Dans l’avant-propos du catalogue d’exposition, la directrice adjointe de l’ERIAC (European Roma Institute for Arts and Culture) Anna Mirga-Kruszelnicka affirme l’importance de réinscrire les communautés romani dans l’histoire européenne. Cette proposition est intéressante, car elle suggère que leur histoire au sein du continent a progressivement été effacée au profit d’histoires nationales. Or, l’autrice de cet avant-propos rappelle, et à juste titre, que la culture et l’identité des peuples romani – auquel je souhaite ajouter mon peuple, les Yéniches, du fait des multiples liens que nous entretenons avec eux – ont trop souvent été utilisées par une société majoritaire dans une démarche d’appropriation culturelle. Effectivement, notre histoire a inspiré et inspire encore nombre d’artistes désireux·ses de se réinventer à partir d’une image transformée, voire romantisée, de nos peuples. Cette appropriation progressive a débouché sur des fractures et des malentendus, mais également sur des survivances ou des renaissances, comme l’emploi du mot « gadjé » [étranger] – possédant son équivalent yéniche « ulm » –, qui se retrouve dans le vocabulaire des jeunes générations en France, et probablement aussi dans d’autres pays européens. Cependant, de réelles réflexions quant à l’avenir de nos identités, de nos cultures et de nos patrimoines doivent être amorcées afin d’envisager le futur. Dans cette perspective, l’apport de l’exposition Barvalo. Roms, Sinti, Manouches, Gitans, Voyageurs est spectaculaire.

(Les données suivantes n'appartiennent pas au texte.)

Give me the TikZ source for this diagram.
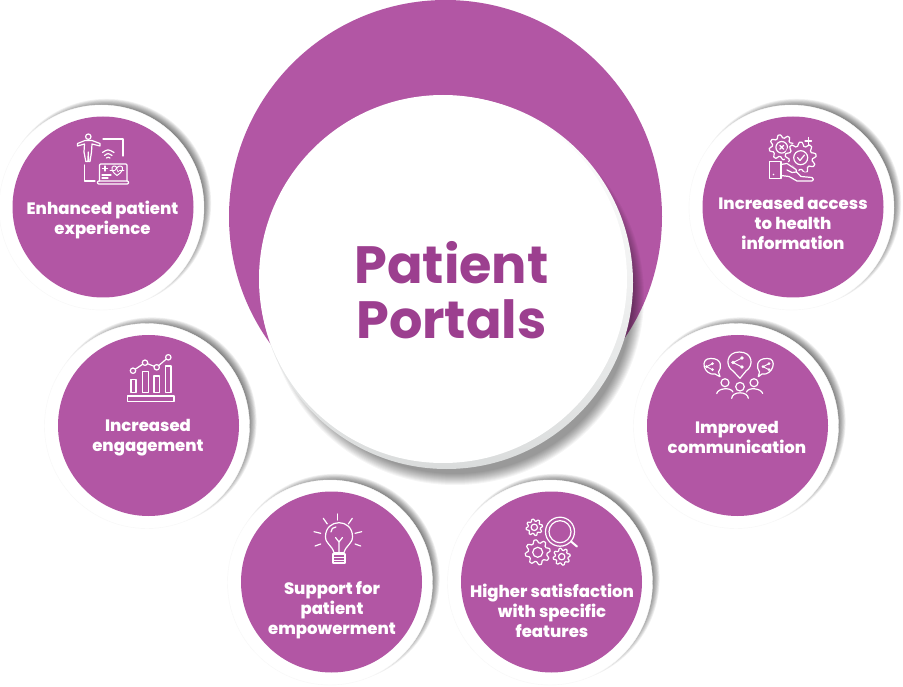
\documentclass[tikz,border=0pt]{standalone}
\usepackage{fontspec}
\setmainfont{Poppins}
\newfontfamily\heavyfont{Poppins ExtraBold}
\definecolor{discpurple}{HTML}{B256A4}
\definecolor{titlepurple}{HTML}{9C3F8F}
\definecolor{rimgray}{HTML}{DADCDC}
\tikzset{
  icon/.style={draw=white,line width=1.2pt,line join=round,line cap=round},
  disclabel/.style={text=white,align=center,inner sep=0pt,font=\fontsize{16.5}{20}\selectfont\heavyfont},
  titlelabel/.style={text=titlepurple,align=center,inner sep=0pt,font=\fontsize{52.5}{55}\selectfont\bfseries},
}
% soft shadow, white ring and purple disc of one small circle
\newcommand{\sidedisc}[2]{%
  \foreach \s in {0,...,9} {\fill[black,fill opacity=.06] ({#1+3.6},{#2-3.6}) circle ({104.5-\s*0.8 pt});}
  \fill[white] ({#1-1.5},{#2+0.5}) circle (102.5pt);
  \draw[black!3,line width=.4pt] ({#1-1.5},{#2+0.5}) circle (102.5pt);
  \fill[discpurple] (#1,#2) circle (90.5pt);
}
\newcommand{\gearshape}[5][]{% cx cy outer-r teeth
  \draw[icon,#1] plot[samples=#5*8+1,domain=0:360]
    ({#2+(#4-0.24*#4*max(0,min(1,0.5+1.4*sin(#5*\x))))*cos(\x)},
     {#3+(#4-0.24*#4*max(0,min(1,0.5+1.4*sin(#5*\x))))*sin(\x)}) -- cycle;
}
\newcommand{\sharesign}[4]{% cx cy size dot-radius
  \draw[icon,line width=.9pt] ({#1-#3},#2) -- ({#1+#3},{#2-#3}) ({#1-#3},#2) -- ({#1+#3},{#2+#3});
  \fill[white] ({#1-#3},#2) circle (#4pt) ({#1+#3},{#2-#3}) circle (#4pt) ({#1+#3},{#2+#3}) circle (#4pt);
}
\begin{document}
\begin{tikzpicture}[x=1pt,y=-1pt]
\useasboundingbox (0,0) rectangle (903,687);
\fill[white] (0,0) rectangle (903,687);

% side discs
\sidedisc{103}{207}
\sidedisc{793}{207}
\sidedisc{148.5}{425.5}
\sidedisc{737.5}{425.5}
\sidedisc{331.5}{582}
\sidedisc{551.5}{582}

% central group
\fill[discpurple] (445.5,216.5) circle (216.5pt);
\foreach \s in {0,...,11} {\fill[black,fill opacity=.04] (455,296) circle ({189-\s*1.0 pt});}
\shade[top color=white,bottom color=rimgray,middle color=white!60!rimgray] (446.5,282.5) circle (186.5pt);
\fill[white] (443,279) circle (184pt);

% labels
\node[titlelabel] (title) at (451.5,290.5) {Patient\\Portals};
\node[disclabel] (enhanced) at (102.5,220) {Enhanced patient\\experience};
\node[disclabel] (access) at (793,223.5) {Increased access\\to health\\information};
\node[disclabel] (engagement) at (148,437.5) {Increased\\engagement};
\node[disclabel] (communication) at (737,437.5) {Improved\\communication};
\node[disclabel] (support) at (332,610.5) {Support for\\patient\\empowerment};
\node[disclabel] (satisfaction) at (552,610.5) {Higher satisfaction\\with specific\\features};

% icon: enhanced patient experience
\draw[icon] (88.3,136.7) circle (2.7pt);
\draw[icon] (77.5,143.5) -- (85,140.5) -- (92,140.5) -- (100,143.5) -- (100,146) -- (92,144) -- (91.5,152) -- (90,161.5) -- (88.5,161.5) -- (88.3,152) -- (87.8,161.5) -- (85.8,161.5) -- (84,152) -- (84.5,144) -- (77.5,146) -- cycle;
\draw[icon] (103,139) -- (123,139) -- (123,156);
\draw[icon] (84.5,165) -- (84.5,181) -- (95,181);
\draw[icon] (102.5,152.5) .. controls (108,149) .. (114,152.5);
\draw[icon] (104.5,155.5) .. controls (108,153) .. (112,155.5);
\draw[icon] (106.5,158) .. controls (108.3,157) .. (110,158);
\draw[icon,rounded corners=1pt] (99.5,181) -- (99.5,164) -- (127,164) -- (127,181);
\draw[icon,rounded corners=1pt] (97.5,181) rectangle (128.5,184);
\draw[icon] (102.5,168.5) -- (107.5,168.5) (105,166) -- (105,171);
\draw[icon] (102,175) -- (111,175) (102,178) -- (108,178);
\draw[icon,line width=1pt] (112,170) .. controls (111,165) and (116,165) .. (117,168) .. controls (118,165) and (124,165) .. (122.5,170) .. controls (121.5,172.5) and (119,174) .. (117,175.5) .. controls (115,174) and (113,172.5) .. (112,170) -- cycle;
\draw[icon,line width=.7pt] (110,170.5) -- (115,170.5) -- (116.5,168) -- (118,172) -- (119.5,170.5) -- (124,170.5);

% icon: increased access
\gearshape{781.7}{147.3}{12.5}{8}
\draw[icon] (781.7,147.3) circle (5.8pt);
\draw[icon] (779.7,145.3) -- (783.7,149.3) (783.7,145.3) -- (779.7,149.3);
\fill[discpurple] (800.7,157.7) circle (16pt);
\gearshape{800.7}{157.7}{15.5}{9}
\draw[icon] (800.7,157.7) circle (7pt);
\draw[icon] (797.5,157.5) -- (800,160.5) -- (804.5,155);
\draw[icon] (805,141) -- (811.5,141) (808.2,137.5) -- (808.2,144.5);
\fill[discpurple] (769,161) -- (787,161) -- (800,172) -- (815,173) -- (815,183) -- (769,183) -- cycle;
\draw[icon] (769.3,161.7) rectangle (781,178.3);
\fill[white] (773.5,174.5) circle (.8pt);
\draw[icon] (781,164.5) -- (787,163.5) -- (796,169.5) -- (796.5,172) -- (792,172.5) -- (787,170);
\draw[icon] (781,175.5) -- (789,176.5) -- (797,181) -- (812,181) -- (813.5,179.5) -- (812,177.5) -- (801,176.5) -- (796.5,172);

% icon: increased engagement
\draw[icon] (127.3,396) rectangle (174,401.3);
\draw[icon] (131,379.3) rectangle (136,392.3);
\draw[icon] (142.7,371.7) rectangle (148.7,392.3);
\draw[icon] (154,376) rectangle (159.3,392.3);
\draw[icon] (165.3,366) rectangle (171,392.3);
\draw[icon] (133,370.7) -- (145,362.7) -- (156.7,367.3) -- (168.3,357.3);
\foreach \dx/\dy in {133/370.7,145/362.7,156.7/367.3,168.3/357.3} {\draw[icon,fill=discpurple] (\dx,\dy) circle (2.7pt);}

% icon: improved communication
\draw[icon] (733,371) .. controls (725,366) and (726,352) .. (739.3,352) .. controls (753,352) and (754,366) .. (746,371) -- (740,378.3) -- cycle;
\draw[icon] (715,374) .. controls (704,376) and (699,358) .. (710.7,358.5) .. controls (722,358) and (722,368) .. (718.5,372) -- (720,376.7) -- cycle;
\draw[icon] (762,374) .. controls (773,376) and (778,358) .. (767.3,358.5) .. controls (756,358) and (756,368) .. (759.5,372) -- (758.3,376.7) -- cycle;
\sharesign{737.5}{362.5}{4.5}{1.9}
\sharesign{709.5}{366.7}{3}{1.5}
\sharesign{766}{366.7}{3}{1.5}
\draw[icon] (725,382.7) circle (4pt);
\draw[icon] (754,382.7) circle (4pt);
\draw[icon] (740,386.7) circle (4.3pt);
\draw[icon] (716.7,393.5) .. controls (718,388) and (731,387) .. (733,392);
\draw[icon] (762.7,393.5) .. controls (761,388) and (748,387) .. (746.5,392);
\draw[icon] (731.7,398.3) .. controls (732,391) and (748,391) .. (748.3,398.3);

% icon: patient empowerment
\draw[icon] (334,552.7) .. controls (332,545) and (325.5,544) .. (325.5,536.7) .. controls (325.5,518) and (352.5,518) .. (352.5,536.7) .. controls (352.5,544) and (346,545) .. (344,552.7) -- cycle;
\draw[icon] (333,554) rectangle (345,563);
\draw[icon,line width=.8pt] (333,557) -- (345,557) (333,560) -- (345,560);
\draw[icon] (339,552) -- (339,542) (335.5,537.5) -- (339,542) -- (342.5,537.5);
\draw[icon] (331,532) .. controls (331,529) and (333,527) .. (336,527);
\draw[icon] (337.7,514) -- (337.7,520);
\draw[icon] (323.3,518.3) -- (327.3,524);
\draw[icon] (352.3,518.3) -- (348.3,524);
\draw[icon] (314,531.7) -- (320.7,533.3);
\draw[icon] (361.7,531.7) -- (355,533.3);
\draw[icon] (315,546) -- (320.7,544);
\draw[icon] (360.7,546) -- (355,544);

% icon: higher satisfaction
\gearshape{534.3}{527.3}{8.2}{8}
\draw[icon] (534.3,527.3) circle (3.2pt);
\draw[icon] (560,531.7) circle (14.5pt);
\draw[icon] (560,531.7) circle (11pt);
\draw[icon,line width=2pt] (571,541.5) -- (577,546.5);
\gearshape{537.7}{552.3}{12.5}{8}
\draw[icon] (537.7,552.3) circle (5pt);
\gearshape{561.7}{556.7}{8.5}{8}
\draw[icon] (561.7,556.7) circle (3.2pt);
\end{tikzpicture}
\end{document}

Cette exposition est née d’un projet collaboratif rassemblant un commissariat général (la conservatrice du patrimoine du Mucem Julia Ferloni, la directrice adjointe de l’ERIAC Anna Mirga-Kruszelnicka et le professeur d’anthropologie de l’Université du Vermont Jonah Steinberg), un commissariat associé (la chargée de collections et de recherche du Mucem Françoise Dallemagne et la doctorante en anthropologie sociale du Mucem, de l’Université d’Aix-Marseille et de l’Université de Fribourg Alina Maggiore) et un comité d’expert·e·s (le délégué général William Acker et la présidente Nelly Debard, tous deux de l’Association nationale des gens du voyage, la doctorante en anthropologie sociale de l’École des hautes études en sciences sociales Yahya Al-Abdullah, la maîtresse de conférence de l’Université de Tours Bénédicte Florin, l’anthropologue du Centre national de la recherche scientifique Lise Foisneau, le photographe et sociologue Pascal Garret, la chargée de projets au sein de l’association Rencontres tsiganes Caroline Godard, l’artiste plasticien et président de l’Association départementale voyageurs-gadjé et Tsiganes en France Gabi Jimenez, le sociologue Jean-Pierre Liégeois, le photographe Valentin Merlin, le linguiste de l’Université de Bucarest Cristian Pdure, le musicien Santino Spinelli « Alexian » et l’étameur Sasha Zanko). Dans le cadre de cette démarche co-curative et participative, la deuxième pour le Mucem, des séminaires, des webinaires, des ateliers, des forums, des présentations et des journées d’étude ont été réalisés sur près de cinq années. À partir de ces événements, les participant·e·s et acteur·rice·s de l’exposition ont été en mesure d’aborder des notions et des thématiques cruciales concernant nos communautés, telles que l’invisibilisation, le réveil des consciences, la nécessité de nous représenter correctement ou encore la déconstruction et la lutte contre les préjugés. Personnellement, j’ai été particulièrement touché par la participation du comité d’expert·e·s au pèlerinage des Saintes-Maries-de-la-Mer, étant donné qu’il s’agit d’un haut lieu du christianisme pour nos peuples, lieu que j’ai appréhendé et intégré à ma culture nomade dès mon enfance.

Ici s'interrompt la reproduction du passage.